LJ: It’s from the first chapter of Moby Dick—the ellipses mark several pages between the first and second parts of the quotation. It seemed to me an apt introduction to the book. The “I” in the poems doesn’t ignore what’s good, is quick to perceive a horror, and, in making the poems, is swayed to his purpose by “wild conceits”—“two and two there” floating into his “inmost soul.” In the inmost soul! Melville’s Confidence Man and Bartelby the Scrivener also make an appearance in my book of prose, Lawyerland. Melville lays down an American template. The lust for power, violence, hatred—slavery, imperial expansion, the destruction of nature, murderous aggression, injustice, greed, corruption—he absorbs it all and finds the language and forms of language he needs to fulfill his vision. Also, Melville was born a few blocks from where Nancy and I live, so he and I share more than metaphysical, and metaphorical, territory.
AD: The book ends with a poem titled “What More Is There to Say?” So let me conclude by asking: what more is there to say? What do you plan to work on next? Any plans to return, as in Lawyerland, to the novel form?

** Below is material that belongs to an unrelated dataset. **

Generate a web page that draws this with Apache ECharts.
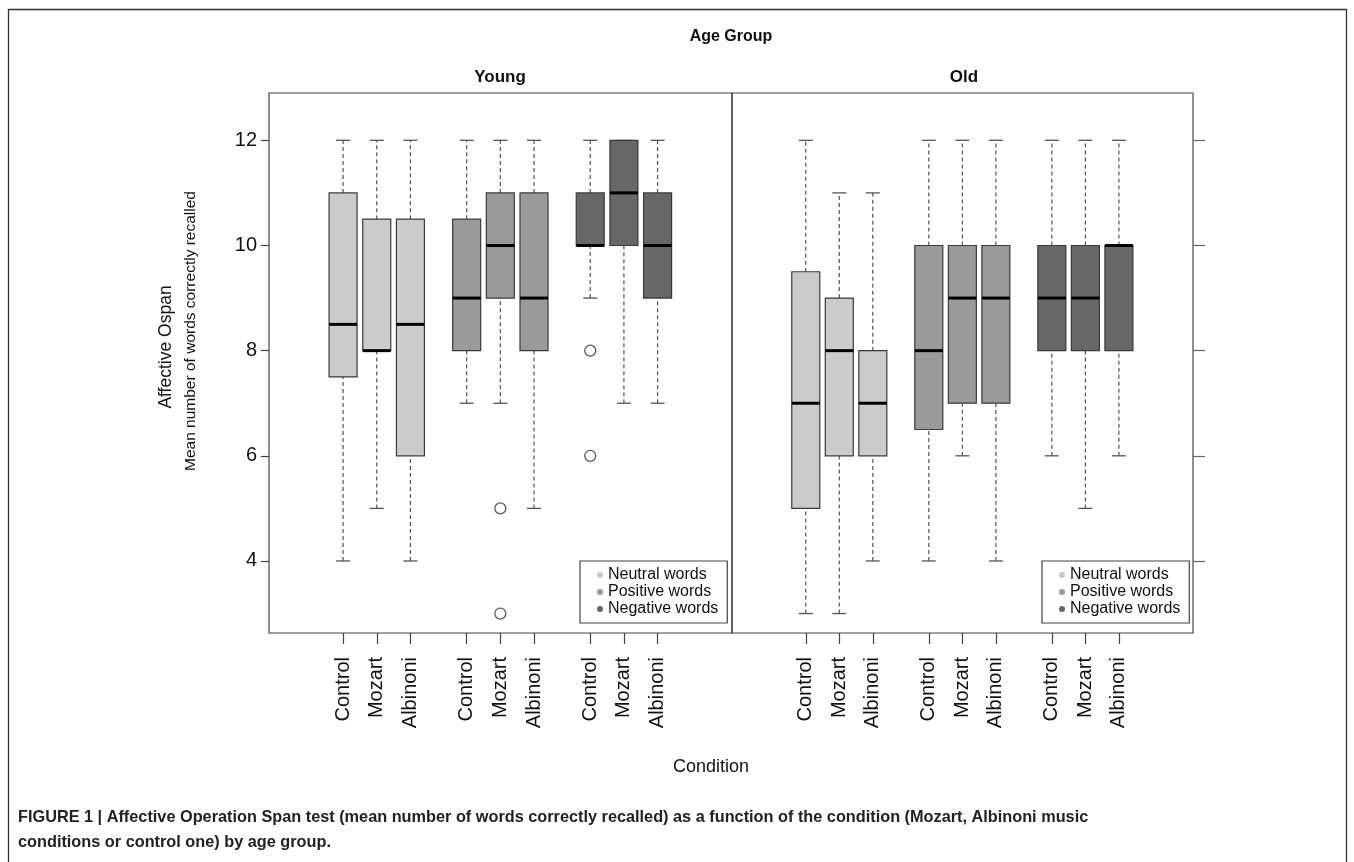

LJ: If you try to write about what’s going on, you always have more to say. I’m always working on the next books of poems. To paraphrase Octavio Paz, a poet can’t help writing poems, and knows it. I’m driven to write poems. I also write prose—essays, criticism, journal, diary, notebook entries, legal scholarship. I have one collection of essays and assorted prose pieces, and am putting together another. Lawyerland is a poet’s prose book—what I needed to say I needed to say in prose. I’m not sure what generic category it is—in composing it, I found myself inventing my own prose form. Philip Roth defined a novel as “a piece of synthetic prose based on play with invented characters. These are the only limits.” Lawyerland fits within that definition. I’m presently working on a book of prose that also fits within that definition, and have another one much in mind.